By | September 18, 2017

1QFY18 adj. EBITDA grew 98% YoY (+13% QoQ) to INR16.2b, exceeding the estimate by 7%, due to higher regional and mix premiums. EBITDA is adjusted for (a) rail line doubling payment of INR411m and (b) expected credit loss of INR815m, which are non-recurring. Adj. PAT grew 72% YoY (+23% QoQ) to INR11.4b.

* Sales increased 18% YoY to 9.2mt, while production grew 12% YoY to 8.5mt. Share in exports increased 110bp QoQ to 8%.

* Domestic sales realization increased INR67/t QoQ to INR2,938/t, surprising positively (est. of INR2,726), due to a higher share of Karnataka volumes at 37% (+348bp QoQ) and higher product and regional premiums. Exports NSR increased 32% QoQ to USD76/t (est. of USD60).

* EBITDA per ton rose INR302 QoQ to INR1,765/t on higher realization and normalization of employee cost.

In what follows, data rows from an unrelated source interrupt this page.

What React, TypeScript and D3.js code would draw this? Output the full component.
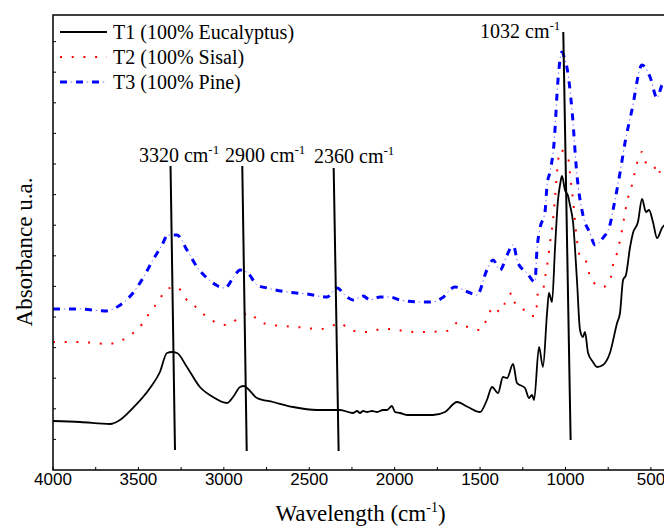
import React from "react";
import * as d3 from "d3";

// wavenumber (cm^-1) values, absorbance in arbitrary units
const t1Wave = [4000,3842,3666,3608,3532,3432,3374,3333,3303,3274,3216,3140,3063,2981,2946,2905,2882,2864,2806,2712,2595,2455,2320,2244,2220,2203,2185,2162,2133,2103,2068,2045,2016,1998,1969,1928,1852,1776,1705,1635,1571,1500,1460,1430,1395,1366,1342,1307,1284,1237,1214,1196,1184,1155,1132,1108,1097,1079,1061,1044,1032,1021,1003,985,974,956,933,915,898,886,868,839,816,781,740,698,681,663,646,622,605,576,552,529,511,488,464,435,400];
const t1Abs = [49,48,46,50,62,82,98,117,118,117,103,83,73,67,73,83,84,82,72,68,63,60,60,57,59,57,59,58,59,58,60,60,64,58,57,55,55,55,58,68,63,58,70,83,77,93,92,106,87,82,72,75,70,123,103,157,177,168,223,270,285,294,280,274,265,248,190,140,133,138,117,108,103,105,117,147,157,190,195,223,237,248,271,258,260,248,232,242,248];

const t2Wave = [4000,3842,3678,3608,3538,3473,3432,3385,3333,3274,3227,3157,3099,3040,2981,2905,2853,2788,2712,2572,2437,2379,2320,2262,2162,2074,2010,1951,1869,1694,1635,1571,1500,1460,1424,1383,1354,1313,1296,1243,1202,1173,1167,1161,1132,1120,1108,1091,1073,1061,1050,1032,1009,979,974,956,944,933,915,886,868,839,781,734,722,698,669,640,611,581,552,535,488,459,429,400];
const t2Abs = [128,128,126,129,136,147,158,168,181,183,172,162,153,147,145,153,157,148,145,143,141,143,147,140,138,141,141,139,138,139,147,143,140,151,163,158,167,177,167,160,154,155,167,178,180,192,204,227,250,273,297,320,318,308,297,270,248,230,214,212,200,188,183,193,205,217,240,268,285,307,318,308,306,295,307,307];

const t3Wave = [4000,3842,3696,3625,3532,3473,3415,3362,3327,3274,3216,3157,3099,2993,2946,2905,2859,2806,2747,2630,2513,2396,2338,2279,2244,2185,2144,2086,2027,1969,1852,1776,1723,1647,1571,1518,1460,1424,1383,1342,1307,1278,1225,1179,1167,1149,1120,1108,1091,1067,1044,1021,1003,991,962,933,898,857,827,781,740,716,681,652,611,552,505,464,435,400];
const t3Abs = [161,161,159,163,177,192,210,225,235,235,220,203,192,182,192,200,197,185,182,178,176,173,182,173,170,174,170,173,173,170,168,168,172,183,178,175,200,210,200,215,225,207,197,188,220,242,258,285,298,327,390,418,410,402,360,295,255,237,225,232,245,265,297,327,360,405,393,372,385,390];

const xTicks = [4000, 3500, 3000, 2500, 2000, 1500, 1000, 500];
const minorTicks = d3.range(4000, 400, -250);

const seriesNames = ["T1 (100% Eucalyptus)", "T2 (100% Sisal)", "T3 (100% Pine)"];

// annotation lines: label, top (wave, abs), bottom (wave, abs), label anchor wave & abs
const annLabels = ["3320", "2900", "2360", "1032"];
const annTopWave = [3312, 2892, 2357, 1013];
const annTopAbs = [304, 304, 302, 438];
const annBotWave = [3286, 2866, 2328, 970];
const annBotAbs = [20, 19, 19, 30];
const annTextWave = [3497, 2993, 2472, 1500];
const annTextAbs = [308, 308, 307, 432];

const W = 664, H = 529;
const left = 53, right = 668, top = 15, bottom = 470;

export default function App() {
  const x = d3.scaleLinear().domain([4000, 400]).range([left, right]);
  const y = d3.scaleLinear().domain([0, 455]).range([bottom, top]);
  const line = d3.line<[number, number]>().x(d => x(d[0])).y(d => y(d[1])).curve(d3.curveMonotoneX);
  const p1 = line(t1Wave.map((w, i) => [w, t1Abs[i]]))!;
  const p2 = line(t2Wave.map((w, i) => [w, t2Abs[i]]))!;
  const p3 = line(t3Wave.map((w, i) => [w, t3Abs[i]]))!;
  const yTicks = d3.range(1, 15).map(k => k * 30.6);
  const serif = "'Liberation Serif', 'Times New Roman', serif";
  const sans = "'Liberation Sans', Arial, sans-serif";
  const legendY = [32, 57, 82];

  return (
    <svg width={W} height={H} style={{ position: "absolute", left: 0, top: 0, background: "#fff" }}>
      <defs>
        <clipPath id="plot">
          <rect x={left} y={top} width={right - left} height={bottom - top} />
        </clipPath>
      </defs>
      <g clipPath="url(#plot)" fill="none">
        <path d={p1} stroke="#000" strokeWidth={1.8} />
        <path d={p2} stroke="#ff0000" strokeWidth={2} strokeDasharray="2 9.7" />
        <path d={p3} stroke="#0000ff" strokeWidth={3} strokeDasharray="7 9" />
        <path d={p3} stroke="#7070ff" strokeWidth={1} strokeDasharray="1.5 14.5" strokeDashoffset={-10.75} />
      </g>
      {/* annotation lines */}
      {annLabels.map((lab, i) => (
        <g key={lab}>
          <line x1={x(annTopWave[i])} y1={y(annTopAbs[i])} x2={x(annBotWave[i])} y2={y(annBotAbs[i])} stroke="#000" strokeWidth={2} />
          <text x={x(annTextWave[i])} y={y(annTextAbs[i])} fontFamily={serif} fontSize={20} fill="#000">
            {lab} cm<tspan fontSize={13} dy={-8}>-1</tspan>
          </text>
        </g>
      ))}
      {/* frame */}
      <rect x={left} y={top} width={right - left} height={bottom - top} fill="none" stroke="#000" strokeWidth={1.5} />
      {minorTicks.map(t => (
        <line key={"m" + t} x1={x(t)} x2={x(t)} y1={bottom} y2={bottom - 3} stroke="#000" strokeWidth={1} />
      ))}
      {yTicks.map(t => (
        <line key={"y" + t} x1={left} x2={left + 3} y1={y(t)} y2={y(t)} stroke="#000" strokeWidth={1} />
      ))}
      {xTicks.map(t => (
        <text key={t} x={x(t)} y={bottom + 15} textAnchor="middle" fontFamily={sans} fontSize={17} fill="#000">{t}</text>
      ))}
      <text x={(left + right) / 2} y={521} textAnchor="middle" fontFamily={serif} fontSize={23} fill="#000">
        Wavelength (cm<tspan fontSize={14} dy={-9}>-1</tspan><tspan dy={9}>)</tspan>
      </text>
      <text transform={`translate(32, 252) rotate(-90)`} textAnchor="middle" fontFamily={serif} fontSize={23} fill="#000">Absorbance u.a.</text>
      {/* legend */}
      <line x1={60} x2={107} y1={legendY[0]} y2={legendY[0]} stroke="#000" strokeWidth={1.8} />
      <line x1={60} x2={107} y1={legendY[1]} y2={legendY[1]} stroke="#ff0000" strokeWidth={2} strokeDasharray="2 9.7" />
      <line x1={60} x2={107} y1={legendY[2]} y2={legendY[2]} stroke="#0000ff" strokeWidth={3} strokeDasharray="7 9" />
      <line x1={60} x2={107} y1={legendY[2]} y2={legendY[2]} stroke="#7070ff" strokeWidth={1} strokeDasharray="1.5 14.5" strokeDashoffset={-10.75} />
      {seriesNames.map((n, i) => (
        <text key={n} x={113} y={legendY[i] + 6.5} fontFamily={serif} fontSize={20} fill="#000">{n}</text>
      ))}
    </svg>
  );
}
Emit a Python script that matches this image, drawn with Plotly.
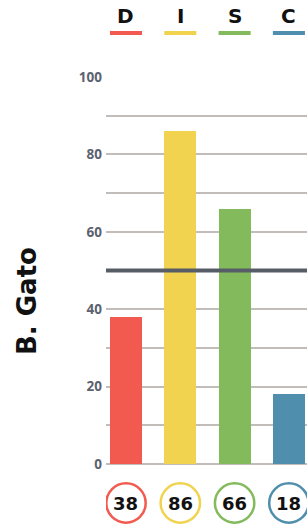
import plotly.graph_objects as go

categories = ["D", "I", "S", "C"]
values = [38, 86, 66, 18]
colors = ["#F25A4F", "#F1D34F", "#82BA5C", "#4F8FAD"]
person = "B. Gato"
threshold = 50
ytick_vals = list(range(0, 101, 10))
ytick_text = [str(v) if v % 20 == 0 else "" for v in ytick_vals]

xs = list(range(len(categories)))
FONT = "DejaVu Sans"
TICKFONT = "Open Sans"

fig = go.Figure()
fig.add_trace(go.Bar(x=xs, y=values, marker=dict(color=colors, line=dict(width=0)),
                     width=0.59, hoverinfo="skip"))

shapes = [dict(type="line", xref="paper", x0=0, x1=1, yref="y", y0=threshold, y1=threshold,
               line=dict(color="#575D67", width=4), layer="above")]
annotations = []
for i, (c, v, col) in enumerate(zip(categories, values, colors)):
    annotations.append(dict(x=i, xref="x", y=1.158, yref="paper", text=c, showarrow=False,
                            font=dict(family=FONT, size=20, color="#111111", weight="bold"),
                            xanchor="center", yanchor="middle"))
    shapes.append(dict(type="rect", xref="x", x0=i - 0.295, x1=i + 0.295,
                       yref="paper", ysizemode="pixel", yanchor=1.1137, y0=-2, y1=2,
                       fillcolor=col, line=dict(width=0)))
    shapes.append(dict(type="circle", xref="x", xsizemode="pixel", xanchor=i, x0=-19.7, x1=19.7,
                       yref="paper", ysizemode="pixel", yanchor=-0.1008, y0=-19.7, y1=19.7,
                       fillcolor="white", line=dict(color=col, width=2.5)))
    annotations.append(dict(x=i, xref="x", y=-0.1008, yref="paper", text=str(v), showarrow=False,
                            font=dict(family=FONT, size=18, color="#111111", weight="bold"),
                            xanchor="center", yanchor="middle"))

annotations.append(dict(x=-0.3905, xref="paper", y=0.42, yref="paper", text=person,
                        textangle=-90, showarrow=False,
                        font=dict(family=FONT, size=26, color="#111111", weight="bold"),
                        xanchor="center", yanchor="middle"))

fig.update_layout(
    width=307, height=524,
    margin=dict(l=106, r=0, t=77, b=60),
    plot_bgcolor="white", paper_bgcolor="white",
    showlegend=False,
    shapes=shapes, annotations=annotations,
    bargap=0,
    xaxis=dict(range=[-0.368, 3.333], showticklabels=False, showgrid=False, zeroline=False,
               showline=False, fixedrange=True),
    yaxis=dict(range=[0, 100], tickvals=ytick_vals, ticktext=ytick_text,
               showgrid=True, gridcolor="#C2BDB9", gridwidth=2,
               zeroline=True, zerolinecolor="#C2BDB9", zerolinewidth=2,
               showline=False, ticks="", ticklabelstandoff=3,
               tickfont=dict(family=TICKFONT, size=13.5, color="#5B6270", weight="bold"),
               fixedrange=True),
)
fig.write_html("out.html", config={"displayModeBar": False},
               post_script="document.body.style.margin='0';document.body.style.overflow='hidden';")
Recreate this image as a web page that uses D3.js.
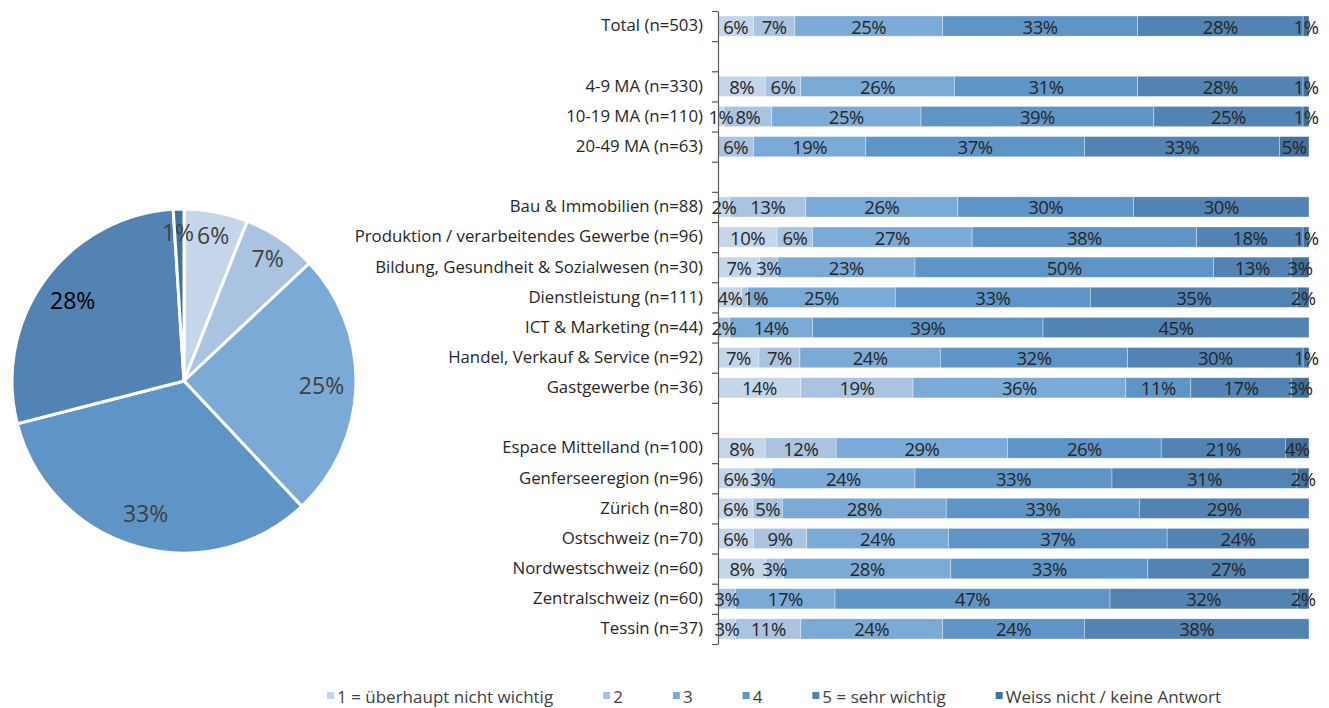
<!DOCTYPE html>
<html>
<head>
<meta charset="utf-8">
<script src="https://cdn.jsdelivr.net/npm/d3@7"></script>
<style>
  html, body { margin: 0; padding: 0; background: #fff; }
  svg { display: block; font-family: "Open Sans", "Noto Sans", sans-serif; }
</style>
</head>
<body>
<svg id="chart" width="1329" height="708"></svg>
<script>
// Row labels of the stacked bars (null = spacer row between groups)
const rowLabels = [
  "Total (n=503)", null,
  "4-9 MA (n=330)", "10-19 MA (n=110)", "20-49 MA (n=63)", null,
  "Bau & Immobilien (n=88)", "Produktion / verarbeitendes Gewerbe (n=96)",
  "Bildung, Gesundheit & Sozialwesen (n=30)", "Dienstleistung (n=111)",
  "ICT & Marketing (n=44)", "Handel, Verkauf & Service (n=92)", "Gastgewerbe (n=36)", null,
  "Espace Mittelland (n=100)", "Genferseeregion (n=96)", "Zürich (n=80)", "Ostschweiz (n=70)",
  "Nordwestschweiz (n=60)", "Zentralschweiz (n=60)", "Tessin (n=37)"
];

// Answer categories
const seriesNames = ["1 = überhaupt nicht wichtig", "2", "3", "4", "5 = sehr wichtig", "Weiss nicht / keine Antwort"];

// Percentages per answer category, one entry per row
const s1 = [6, null, 8, 1, 0, null, 2, 10, 7, 4, 0, 7, 14, null, 8, 6, 6, 6, 8, 0, 3];
const s2 = [7, null, 6, 8, 6, null, 13, 6, 3, 1, 2, 7, 19, null, 12, 3, 5, 9, 3, 3, 11];
const s3 = [25, null, 26, 25, 19, null, 26, 27, 23, 25, 14, 24, 36, null, 29, 24, 28, 24, 28, 17, 24];
const s4 = [33, null, 31, 39, 37, null, 30, 38, 50, 33, 39, 32, 11, null, 26, 33, 33, 37, 33, 47, 24];
const s5 = [28, null, 28, 25, 33, null, 30, 18, 13, 35, 45, 30, 17, null, 21, 31, 29, 24, 27, 32, 38];
const s6 = [1, null, 1, 1, 5, null, 0, 1, 3, 2, 0, 1, 3, null, 4, 2, 0, 0, 0, 2, 0];

// Overall distribution shown in the pie
const pieValues = [6, 7, 25, 33, 28, 1];

const colors = ["#c5d5ea", "#a9c3e1", "#7baad6", "#5f95c6", "#5283b2", "#44719b"];
const pieLabelColors = ["#404040", "#404040", "#404040", "#404040", "#000000", "#404040"];

const svg = d3.select("#chart");
const series = [s1, s2, s3, s4, s5, s6];

// ---- stacked 100% bars ----
const rows = rowLabels.map((label, i) => {
  const vals = series.map(s => s[i]);
  return { key: "r" + i, label, vals };
});

const x = d3.scaleLinear().domain([0, 1]).range([718, 1309]);
const y = d3.scaleBand()
  .domain(rows.map(r => r.key))
  .range([11, 644])
  .paddingInner(0.33)
  .paddingOuter(0.165);

const segs = [];
rows.forEach(r => {
  if (r.label === null) return;
  const total = d3.sum(r.vals);
  let acc = 0;
  r.vals.forEach((v, k) => {
    segs.push({ row: r.key, k, v, x0: acc / total, x1: (acc + v) / total });
    acc += v;
  });
});

const bars = svg.append("g");
bars.selectAll("rect")
  .data(segs.filter(d => d.v > 0))
  .join("rect")
  .attr("x", d => x(d.x0))
  .attr("width", d => x(d.x1) - x(d.x0))
  .attr("y", d => y(d.row))
  .attr("height", y.bandwidth())
  .attr("fill", d => colors[d.k])
  .attr("stroke", "rgba(255,255,255,0.45)")
  .attr("stroke-width", 0.75);

const valueLabels = bars.selectAll("text")
  .data(segs.filter(d => d.v > 0))
  .join("text")
  .attr("x", d => (x(d.x0) + x(d.x1)) / 2)
  .attr("y", d => y(d.row) + y.bandwidth() / 2)
  .attr("text-anchor", "middle")
  .attr("dominant-baseline", "central")
  .attr("font-size", 18.5)
  .attr("letter-spacing", -0.5)
  .attr("fill", "#262626")
  .text(d => d.v + "%");

// nudge value labels to the right where they would run into their left neighbour
d3.groups(valueLabels.nodes(), n => n.__data__.row).forEach(([, nodes]) => {
  let prevRight = -Infinity;
  nodes.forEach(n => {
    const w = n.getComputedTextLength();
    let cxl = +n.getAttribute("x");
    if (cxl - w / 2 < prevRight + 1) {
      cxl = prevRight + 1 + w / 2;
      n.setAttribute("x", cxl);
    }
    prevRight = cxl + w / 2;
  });
});

// category axis: line with ticks on group boundaries
const yb = d3.scaleLinear().domain([0, rows.length]).range([11, 644]);
const axisG = svg.append("g")
  .attr("transform", "translate(718,0)")
  .call(d3.axisLeft(yb).tickValues(d3.range(rows.length + 1)).tickSize(6).tickSizeOuter(0).tickFormat(""));
axisG.select(".domain").attr("stroke", "#595959").attr("stroke-width", 1.2);
axisG.selectAll(".tick line").attr("stroke", "#595959").attr("stroke-width", 1.2);

// row labels
const labelAxis = svg.append("g")
  .attr("transform", "translate(703,0)")
  .call(d3.axisLeft(y).tickSize(0).tickPadding(0).tickFormat(k => rows.find(r => r.key === k).label || ""));
labelAxis.select(".domain").remove();
labelAxis.selectAll("text")
  .attr("font-size", 16.8)
  .attr("font-family", "\"Open Sans\", sans-serif")
  .attr("fill", "#262626");

// ---- pie ----
const cx = 184, cy = 381, R = 172;
const pie = d3.pie().sort(null).value(d => d);
const arc = d3.arc().innerRadius(0).outerRadius(R);
const bigLabelArc = d3.arc().innerRadius(R * 0.8).outerRadius(R * 0.8);
const smallLabelArc = d3.arc().innerRadius(R * 0.865).outerRadius(R * 0.865);
const pg = svg.append("g").attr("transform", `translate(${cx},${cy})`);
const arcs = pie(pieValues);
pg.selectAll("path")
  .data(arcs)
  .join("path")
  .attr("d", arc)
  .attr("fill", (d, i) => colors[i])
  .attr("stroke", "#fff")
  .attr("stroke-width", 3)
  .attr("stroke-linejoin", "round");
const pieLabels = pg.selectAll("text")
  .data(arcs)
  .join("text")
  .attr("x", d => (d.data < 10 ? smallLabelArc : bigLabelArc).centroid(d)[0])
  .attr("y", d => (d.data < 10 ? smallLabelArc : bigLabelArc).centroid(d)[1])
  .attr("text-anchor", "middle")
  .attr("dominant-baseline", "central")
  .attr("font-size", 23)
  .attr("fill", (d, i) => pieLabelColors[i])
  .text(d => d.data + "%");

// spread neighbouring pie labels apart horizontally when they collide
const pn = pieLabels.nodes();
pn.forEach((a, i) => {
  const b = pn[(i + 1) % pn.length];
  const ba = a.getBBox(), bb = b.getBBox();
  const vOverlap = ba.y < bb.y + bb.height && bb.y < ba.y + ba.height;
  const [left, right] = ba.x < bb.x ? [a, b] : [b, a];
  const bl = left.getBBox(), br = right.getBBox();
  const overlap = bl.x + bl.width + 3 - br.x;
  if (vOverlap && overlap > 0) {
    left.setAttribute("x", +left.getAttribute("x") - overlap / 2);
    right.setAttribute("x", +right.getAttribute("x") + overlap / 2);
  }
});

// ---- legend ----
const lg = svg.append("g");
let lx = 327;
seriesNames.forEach((name, i) => {
  lg.append("rect")
    .attr("x", lx).attr("y", 692)
    .attr("width", 7).attr("height", 7)
    .attr("fill", colors[i]);
  const t = lg.append("text")
    .attr("x", lx + 10).attr("y", 696)
    .attr("dominant-baseline", "central")
    .attr("font-size", 17)
    .attr("fill", "#404040")
    .text(name);
  lx += 10 + t.node().getComputedTextLength() + 50;
});
</script>
</body>
</html>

Pricing power improving; valuations compelling; Reiterate Buy

* NMDC’s iron ore has now become very competitive after a price cut in July. Preliminary data suggest volumes growth has picked up in July. Improving iron ore prices in the seaborne trade have better pricing power. NMDC can supply 20% more volumes without additional CapEx. We expect 6% volume CAGR over FY17-20E.

* At CMP, adjusting for CWIP, the valuations at 3.5x FY19E EV/EBITDA are compelling. NMDC has appointed bankers for the sale of its steel plant. We thus believe that CWIP deserves at least book value. We value the stock at INR180/share (59% upside), based on 6.5x EV/EBITDA FY19E and book value for CWIP. Reiterate Buy.